Farrell v Marist Coll.
2026 NY Slip Op 01490
Decided on March 18, 2026
Appellate Division, Second Department
Published by New York State Law Reporting Bureau pursuant to Judiciary Law § 431.
This opinion is uncorrected and subject to revision before publication in the Official Reports.


Decided on March 18, 2026 SUPREME COURT OF THE STATE OF NEW YORK Appellate Division, Second Judicial Department
FRANCESCA E. CONNOLLY, J.P.
VALERIE BRATHWAITE NELSON
PHILLIP HOM
ELENA GOLDBERG VELAZQUEZ, JJ.

2022-05134
(Index No. 80004/21)

[*1]Ryan Lynne Farrell, appellant,

v

Marist College, et al., respondents.




Bendall & Mednick (Powers & Santola, LLP, Albany, NY [Michael J. Hutter], of counsel), for appellant.

Gordon Rees Scully Mansukhani, LLP, Harrison, NY (Julia E. Braun of counsel), for respondents.



DECISION & ORDER

In an action to recover damages for personal injuries, the plaintiff appeals from an order of the Supreme Court, Dutchess County (Christi J. Acker, J.), dated June 7, 2022. The order granted the defendants' motion for summary judgment dismissing the complaint.

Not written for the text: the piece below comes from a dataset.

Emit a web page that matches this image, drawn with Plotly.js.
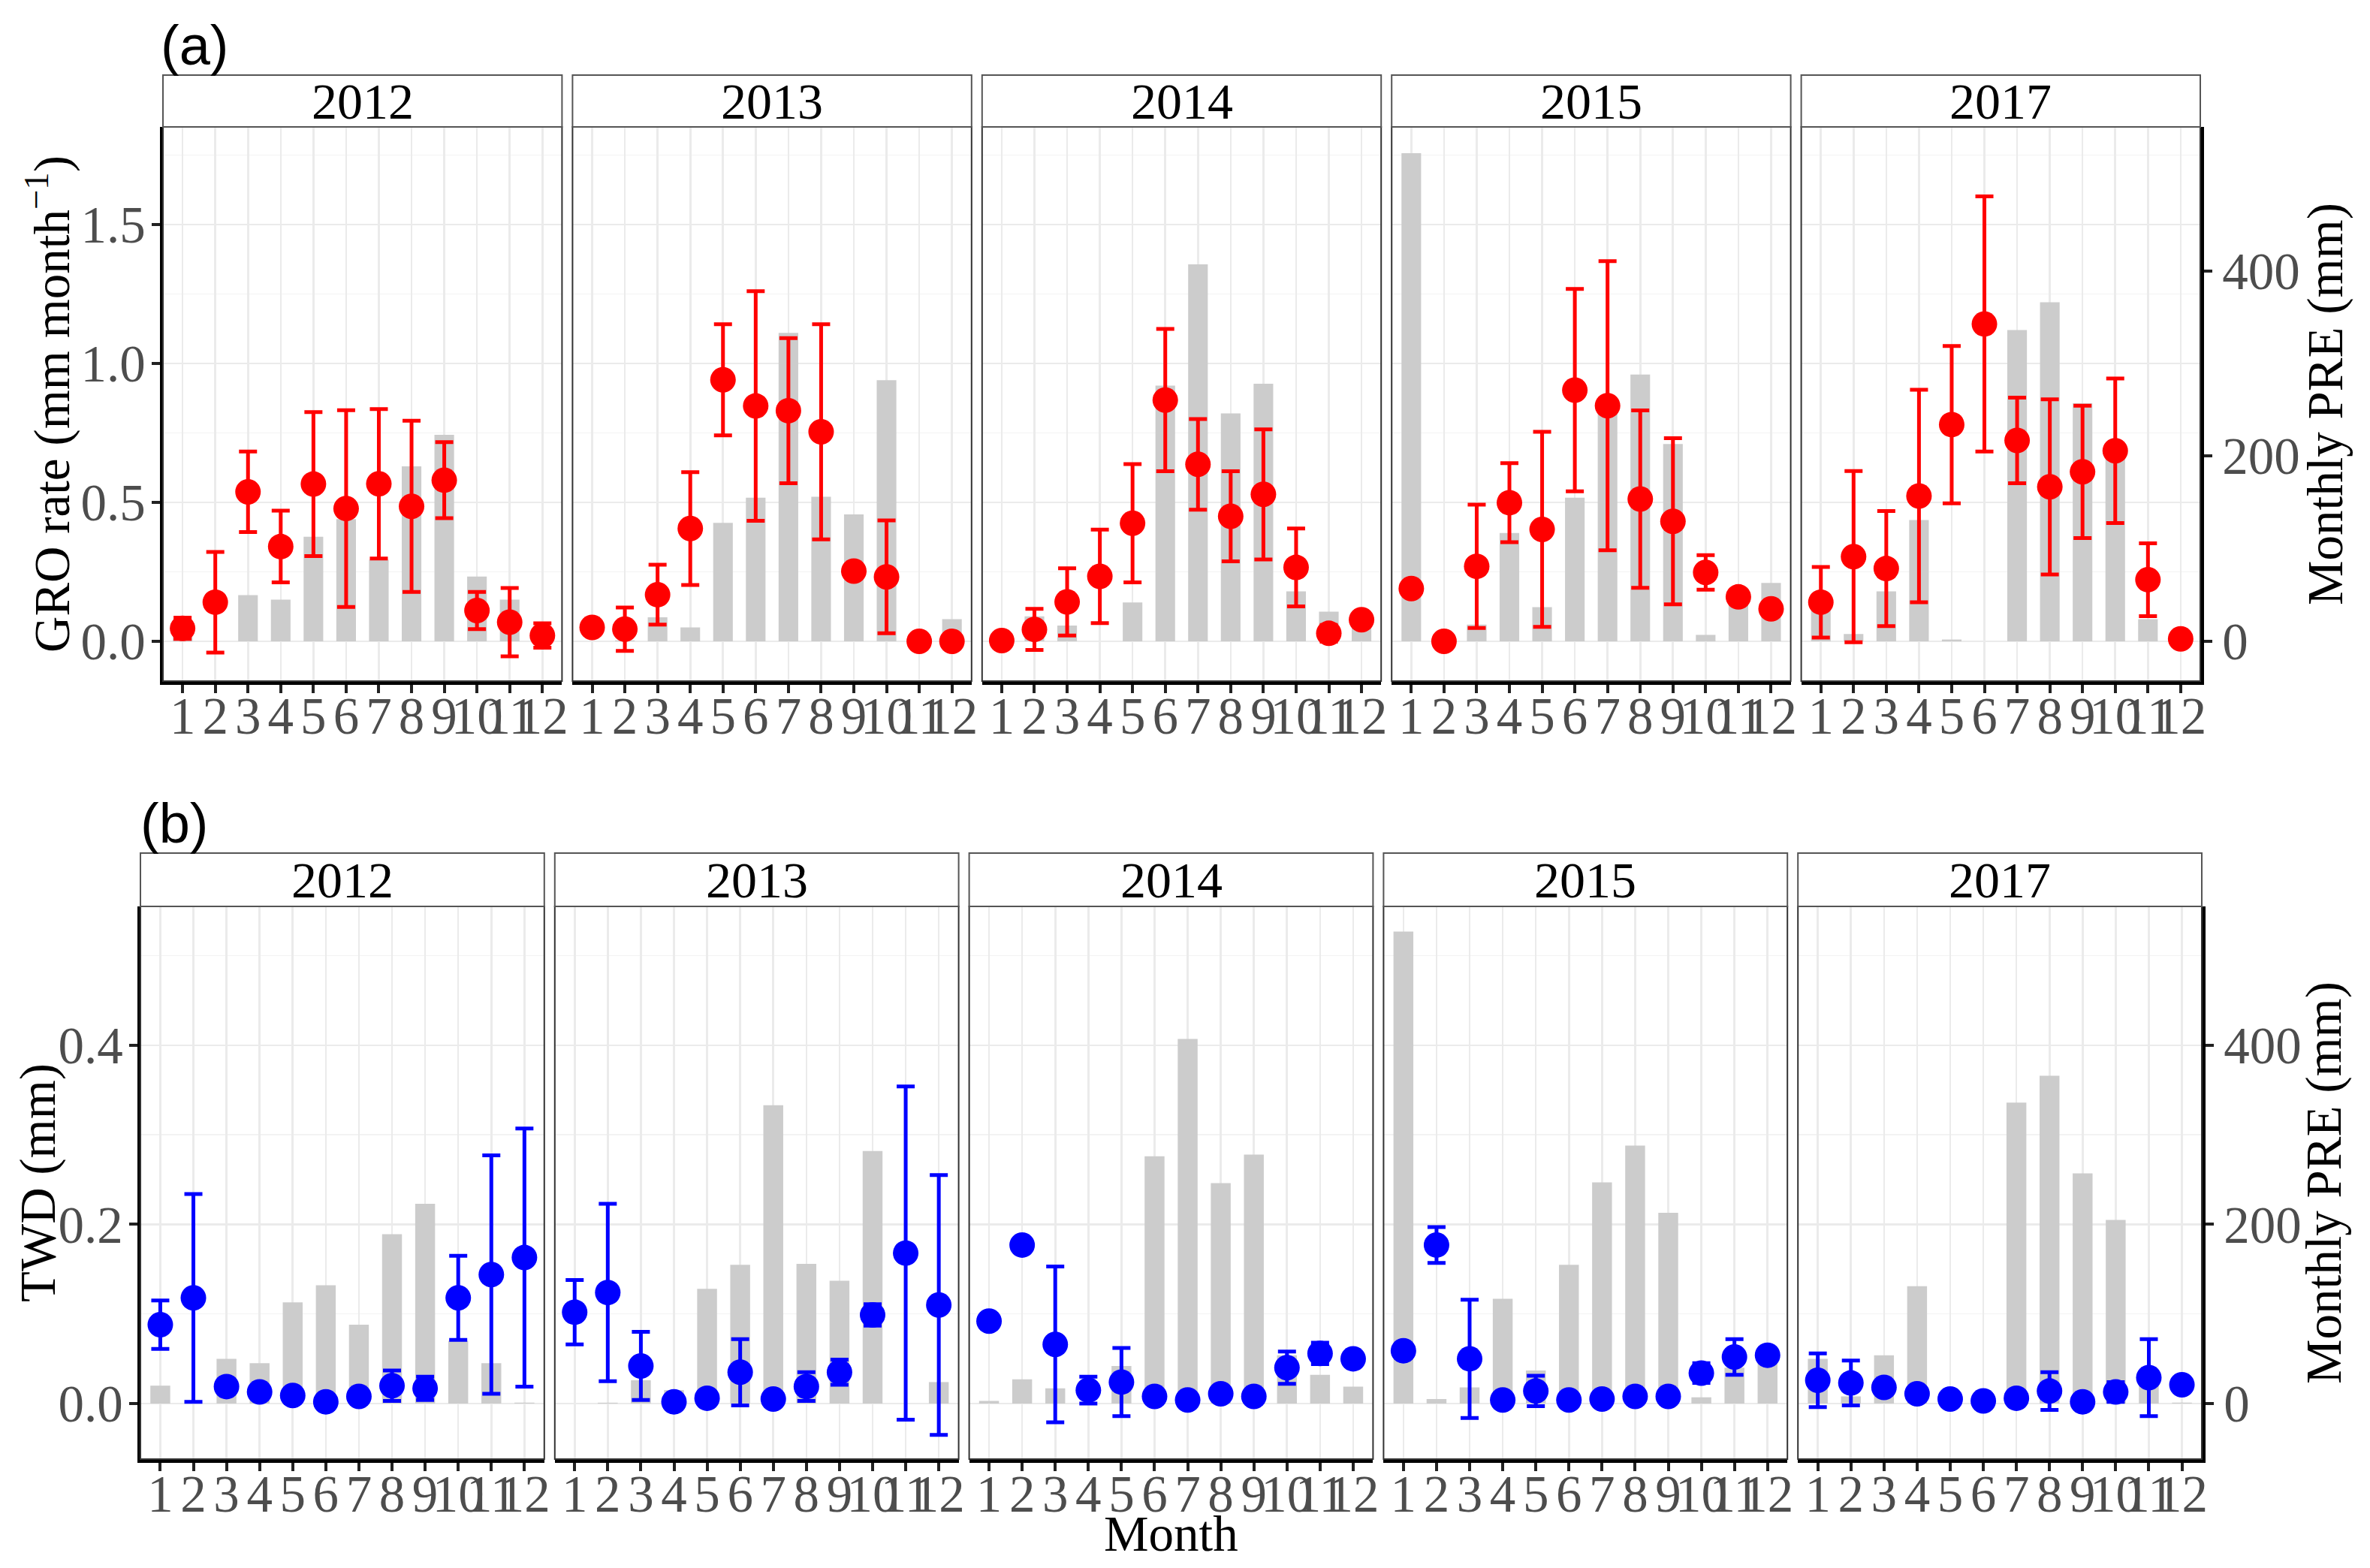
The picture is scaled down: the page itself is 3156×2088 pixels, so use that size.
<!DOCTYPE html>
<html>
<head>
<meta charset="utf-8">
<script src="https://cdn.plot.ly/plotly-3.0.1.min.js"></script>
<style>html,body{margin:0;padding:0;background:#fff;}#chart{width:3156px;height:2088px;}</style>
</head>
<body>
<div id="chart"></div>
<script>
// ---------------- DATA ----------------
const years = ['2012', '2013', '2014', '2015', '2017'];
const months = [1, 2, 3, 4, 5, 6, 7, 8, 9, 10, 11, 12];
const monthLabels = ['1','2','3','4','5','6','7','8','9','10','11','12'];

// Monthly precipitation (mm)
const pre2012 = [20, 0, 50, 45, 113, 132, 88, 189, 223, 70, 45, 1];
const pre2013 = [0, 1, 26, 15, 128, 155, 333, 156, 137, 282, 0, 24];
const pre2014 = [3, 27, 17, 0, 42, 276, 407, 246, 278, 54, 32, 19];
const pre2015 = [527, 5, 18, 117, 37, 155, 247, 288, 213, 7, 40, 63];
const pre2017 = [50, 8, 54, 131, 2, 0, 336, 366, 257, 205, 24, 1];

// GRO rate (mm month-1): mean and error
const gro2012 = [0.047, 0.141, 0.538, 0.341, 0.566, 0.478, 0.567, 0.486, 0.580, 0.111, 0.069, 0.021];
const groErr2012 = [0.038, 0.181, 0.145, 0.129, 0.259, 0.354, 0.269, 0.308, 0.137, 0.067, 0.123, 0.044];
const gro2013 = [0.050, 0.044, 0.168, 0.406, 0.941, 0.847, 0.830, 0.754, 0.253, 0.232, 0.000, 0.000];
const groErr2013 = [0.010, 0.078, 0.108, 0.203, 0.200, 0.413, 0.261, 0.387, 0.010, 0.203, 0.000, 0.000];
const gro2014 = [0.003, 0.043, 0.142, 0.234, 0.425, 0.868, 0.637, 0.450, 0.529, 0.266, 0.029, 0.078];
const groErr2014 = [0.005, 0.074, 0.121, 0.168, 0.213, 0.256, 0.163, 0.162, 0.234, 0.140, 0.030, 0.015];
const gro2015 = [0.190, 0.000, 0.270, 0.499, 0.403, 0.904, 0.848, 0.512, 0.432, 0.248, 0.160, 0.117];
const groErr2015 = [0.010, 0.000, 0.222, 0.142, 0.351, 0.364, 0.520, 0.319, 0.299, 0.062, 0.010, 0.010];
const gro2017 = [0.141, 0.305, 0.262, 0.523, 0.780, 1.142, 0.723, 0.556, 0.610, 0.686, 0.222, 0.009];
const groErr2017 = [0.127, 0.308, 0.207, 0.382, 0.283, 0.459, 0.154, 0.315, 0.238, 0.260, 0.131, 0.000];

// TWD (mm): mean and error
const twd2012 = [0.088, 0.118, 0.019, 0.013, 0.009, 0.002, 0.008, 0.020, 0.017, 0.118, 0.144, 0.163];
const twdErr2012 = [0.027, 0.116, 0.005, 0.005, 0.004, 0.003, 0.004, 0.017, 0.013, 0.047, 0.133, 0.144];
const twd2013 = [0.102, 0.124, 0.042, 0.002, 0.006, 0.035, 0.005, 0.019, 0.035, 0.099, 0.168, 0.110];
const twdErr2013 = [0.036, 0.099, 0.038, 0.002, 0.003, 0.037, 0.003, 0.016, 0.014, 0.012, 0.186, 0.145];
const twd2014 = [0.092, 0.177, 0.066, 0.015, 0.024, 0.008, 0.004, 0.011, 0.008, 0.040, 0.056, 0.050];
const twdErr2014 = [0.000, 0.000, 0.087, 0.015, 0.038, 0.004, 0.002, 0.003, 0.003, 0.018, 0.012, 0.004];
const twd2015 = [0.059, 0.177, 0.050, 0.004, 0.014, 0.004, 0.005, 0.008, 0.008, 0.034, 0.052, 0.054];
const twdErr2015 = [0.008, 0.020, 0.066, 0.002, 0.017, 0.002, 0.003, 0.003, 0.003, 0.011, 0.020, 0.006];
const twd2017 = [0.026, 0.023, 0.018, 0.011, 0.005, 0.003, 0.006, 0.014, 0.002, 0.013, 0.029, 0.021];
const twdErr2017 = [0.030, 0.025, 0.005, 0.004, 0.003, 0.002, 0.003, 0.021, 0.002, 0.011, 0.043, 0.004];

const preByYear = [pre2012, pre2013, pre2014, pre2015, pre2017];
const groByYear = [gro2012, gro2013, gro2014, gro2015, gro2017];
const groErrByYear = [groErr2012, groErr2013, groErr2014, groErr2015, groErr2017];
const twdByYear = [twd2012, twd2013, twd2014, twd2015, twd2017];
const twdErrByYear = [twdErr2012, twdErr2013, twdErr2014, twdErr2015, twdErr2017];

// ---------------- LAYOUT GEOMETRY (pixels) ----------------
const W = 3156, H = 2088;
const fx = p => p / W;
const fy = p => 1 - p / H;
const PA = {left: 217, right: 2930, gap: 14, top: 169, bottom: 907, stripTop: 100,
            groMin: -0.143, groMax: 1.851, k: 300};
const PB = {left: 187, right: 2932, gap: 14, top: 1207, bottom: 1943, stripTop: 1136,
            groMin: -0.062, groMax: 0.555, k: 1000};

function panelX(P, i) {
  const w = (P.right - P.left - 4 * P.gap) / 5;
  const l = P.left + i * (w + P.gap);
  return [l, l + w];
}

const serif = 'Liberation Serif, Times New Roman, serif';
const tickFont = {family: serif, size: 69, color: '#4D4D4D'};
const majorGrid = '#EBEBEB';
const minorGrid = '#F3F3F3';

const layout = {
  width: W, height: H,
  margin: {l: 0, r: 0, t: 0, b: 0},
  paper_bgcolor: '#FFFFFF', plot_bgcolor: '#FFFFFF',
  showlegend: false,
  font: {family: serif, size: 64, color: '#000'},
  shapes: [], annotations: []
};
const traces = [];

function buildPanel(P, xOffset, yMainId, yOverId, vals, errs, color) {
  const yMainKey = 'yaxis' + yMainId.slice(1);
  const yOverKey = 'yaxis' + yOverId.slice(1);
  const lastX = 'x' + (xOffset + 5);
  const firstX = 'x' + (xOffset + 1 === 1 ? '' : xOffset + 1);
  const domY = [fy(P.bottom), fy(P.top)];
  // Main axis (precipitation, right side)
  layout[yMainKey] = {
    domain: domY, anchor: lastX, side: 'right',
    range: [P.groMin * P.k, P.groMax * P.k], tickvals: [0, 200, 400],
    showgrid: false, zeroline: false,
    showline: true, linecolor: '#000', linewidth: 4.5,
    ticks: 'outside', ticklen: 11, tickwidth: 4, tickcolor: '#222',
    tickfont: tickFont, ticklabelstandoff: 0
  };
  // Overlay axis (GRO / TWD, left side) carrying the grid
  const isA = P === PA;
  layout[yOverKey] = {
    overlaying: yMainId, anchor: firstX, side: 'left',
    range: [P.groMin, P.groMax],
    tick0: 0, dtick: isA ? 0.5 : 0.2, tickformat: '.1f',
    showgrid: true, gridcolor: majorGrid, gridwidth: 2.6,
    minor: {tick0: 0, dtick: isA ? 0.25 : 0.1, showgrid: true, gridcolor: minorGrid, gridwidth: 1.4},
    zeroline: false,
    showline: true, linecolor: '#000', linewidth: 4.5,
    ticks: 'outside', ticklen: 11, tickwidth: 4, tickcolor: '#222',
    tickfont: tickFont, ticklabelstandoff: -6
  };
  for (let i = 0; i < 5; i++) {
    const n = xOffset + i + 1;
    const xid = n === 1 ? 'x' : 'x' + n;
    const xkey = n === 1 ? 'xaxis' : 'xaxis' + n;
    const [l, r] = panelX(P, i);
    layout[xkey] = {
      domain: [fx(l), fx(r)], anchor: yMainId,
      range: [0.4, 12.6], tickvals: months, ticktext: monthLabels, tickangle: 0,
      showgrid: true, gridcolor: majorGrid, gridwidth: 2.6, zeroline: false,
      showline: true, linecolor: '#000', linewidth: 4.5,
      ticks: 'outside', ticklen: 11, tickwidth: 4, tickcolor: '#222',
      tickfont: tickFont, ticklabelstandoff: -28
    };
    // panel border
    layout.shapes.push({type: 'rect', xref: 'paper', yref: 'paper',
      x0: fx(l), x1: fx(r), y0: fy(P.bottom), y1: fy(P.top),
      line: {color: '#333333', width: 2}, fillcolor: 'rgba(0,0,0,0)', layer: 'above'});
    // strip
    layout.shapes.push({type: 'rect', xref: 'paper', yref: 'paper',
      x0: fx(l), x1: fx(r), y0: fy(P.top), y1: fy(P.stripTop),
      line: {color: '#555555', width: 2}, fillcolor: '#FFFFFF', layer: 'above'});
    layout.annotations.push({xref: 'paper', yref: 'paper', x: fx((l + r) / 2), y: fy((P.top + P.stripTop) / 2),
      text: years[i], showarrow: false, xanchor: 'center', yanchor: 'middle',
      font: {family: serif, size: 68, color: '#000'}});
    // bars: precipitation
    traces.push({type: 'bar', x: months, y: preByYear[i], width: 0.6,
      marker: {color: '#CCCCCC', line: {width: 0}}, xaxis: xid, yaxis: yMainId, hoverinfo: 'skip'});
    // points with error bars
    traces.push({type: 'scatter', mode: 'markers', x: months, y: vals[i],
      error_y: {type: 'data', array: errs[i], symmetric: true, color: color, thickness: 5, width: 12},
      marker: {color: color, size: 34, line: {width: 0}}, xaxis: xid, yaxis: yOverId, hoverinfo: 'skip'});
  }
}

buildPanel(PA, 0, 'y', 'y2', groByYear, groErrByYear, '#FF0000');
buildPanel(PB, 5, 'y3', 'y4', twdByYear, twdErrByYear, '#0000FF');

// Titles and panel labels
const titleFont = {family: serif, size: 67, color: '#000'};
layout.annotations.push(
  {xref: 'paper', yref: 'paper', x: fx(64), y: fy((PA.top + PA.bottom) / 2), textangle: -90,
   text: 'GRO rate (mm month<sup>−1</sup>)', showarrow: false, xanchor: 'center', yanchor: 'middle', font: titleFont},
  {xref: 'paper', yref: 'paper', x: fx(3096), y: fy((PA.top + PA.bottom) / 2), textangle: -90,
   text: 'Monthly PRE (mm)', showarrow: false, xanchor: 'center', yanchor: 'middle', font: titleFont},
  {xref: 'paper', yref: 'paper', x: fx(50), y: fy((PB.top + PB.bottom) / 2), textangle: -90,
   text: 'TWD (mm)', showarrow: false, xanchor: 'center', yanchor: 'middle', font: titleFont},
  {xref: 'paper', yref: 'paper', x: fx(3094), y: fy((PB.top + PB.bottom) / 2), textangle: -90,
   text: 'Monthly PRE (mm)', showarrow: false, xanchor: 'center', yanchor: 'middle', font: titleFont},
  {xref: 'paper', yref: 'paper', x: fx(1559), y: fy(2042),
   text: 'Month', showarrow: false, xanchor: 'center', yanchor: 'middle', font: titleFont},
  {xref: 'paper', yref: 'paper', x: fx(212), y: fy(60),
   text: '(a)', showarrow: false, xanchor: 'left', yanchor: 'middle',
   font: {family: 'Liberation Sans, Arial, sans-serif', size: 74, color: '#000'}},
  {xref: 'paper', yref: 'paper', x: fx(185), y: fy(1096),
   text: '(b)', showarrow: false, xanchor: 'left', yanchor: 'middle',
   font: {family: 'Liberation Sans, Arial, sans-serif', size: 74, color: '#000'}}
);

Plotly.newPlot('chart', traces, layout, {displayModeBar: false, staticPlot: true});
</script>
</body>
</html>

ORDERED that the order is affirmed, with costs.

The plaintiff, an experienced cheerleader at the defendant Marist College, allegedly was injured during a cheerleading exhibition when a teammate fell on her during the performance of a "pyramid formation." The plaintiff commenced this action against Marist College and her cheerleading coach, Kristen Rudemyer, alleging, inter alia, that Rudemyer was negligent in allowing the plaintiff to participate when the plaintiff was hungover from having consumed alcohol the night before. The defendants moved for summary judgment dismissing the complaint. The Supreme Court granted the motion. The plaintiff appeals.

Under the doctrine of primary assumption of risk, a person who voluntarily participates in a sporting activity generally consents, by such participation, to those injury-causing events, conditions, and risks which are inherent in the activity (see Katleski v Cazenovia Golf Club, Inc., 44 NY3d 212, 218; Morgan v State of New York, 90 NY2d 471, 484). "Risks inherent in a sporting activity are those which are known, apparent, natural, or reasonably foreseeable consequences of the participation" (O'Connor v Hewlett-Woodmere Union Free Sch. Dist., 103 AD3d 862, 863; see Morgan v State of New York, 90 NY2d at 484). "It is not necessary to the application of assumption of risk that the injured plaintiff have foreseen the exact manner in which his or her injury occurred, so long as he or she is aware of the potential for injury of the mechanism from which the injury results" (Maddox v City of New York, 66 NY2d 270, 278; see Grady v Chenango Val. Cent. Sch. Dist., 40 NY3d 89, 95). Thus, the risks of becoming injured due to fatigue (see Benitez v New York City Bd. of Educ., 73 NY2d 650, 659), and the plaintiff or a teammate falling during a cheerleading stunt (see Kristina D. v Nesaquake Middle Sch., 98 AD3d 600, 600-601; Testa v East Meadow Union Free School Dist., 92 AD3d 940, 941; Lomonico v Massapequa Pub. Schools, 84 AD3d 1033, 1034), even when the cheerleading risks were enhanced due to a bare floor (see Stach v Warwick Val. Cent. Sch. Dist., 106 AD3d 720, 721; DiGiose v Bellmore-Merrick [*2]Cent. High School Dist., 50 AD3d 623, 624) or a teammate participating with a sprained ankle (see Jurgensen v Webster Cent. Sch. Dist., 126 AD3d 1423, 1424-1425), are risks various participants are legally deemed to have accepted personal responsibility for because they commonly inhere in the nature of those activities (see Morgan v State of New York, 90 NY2d at 484).

Here, the defendants demonstrated that the plaintiff voluntarily engaged in the activity of cheerleading, including the performance of stunts, and that, as an experienced cheerleader, she knew the risks inherent in the activity, including those associated with participating in the pyramid formation (see Stach v Warwick Val. Cent. Sch. Dist., 106 AD3d at 721; Kristina D. v Nesaquake Middle Sch., 98 AD3d at 600-601), and participating when she may have been fatigued (see Benitez v New York City Bd. of Educ., 73 NY2d at 659). In opposition, the plaintiff failed to raise a triable issue of fact.

Accordingly, the Supreme Court properly granted the defendants' motion for summary judgment dismissing the complaint.

CONNOLLY, J.P., BRATHWAITE NELSON, HOM and GOLDBERG VELAZQUEZ, JJ., concur.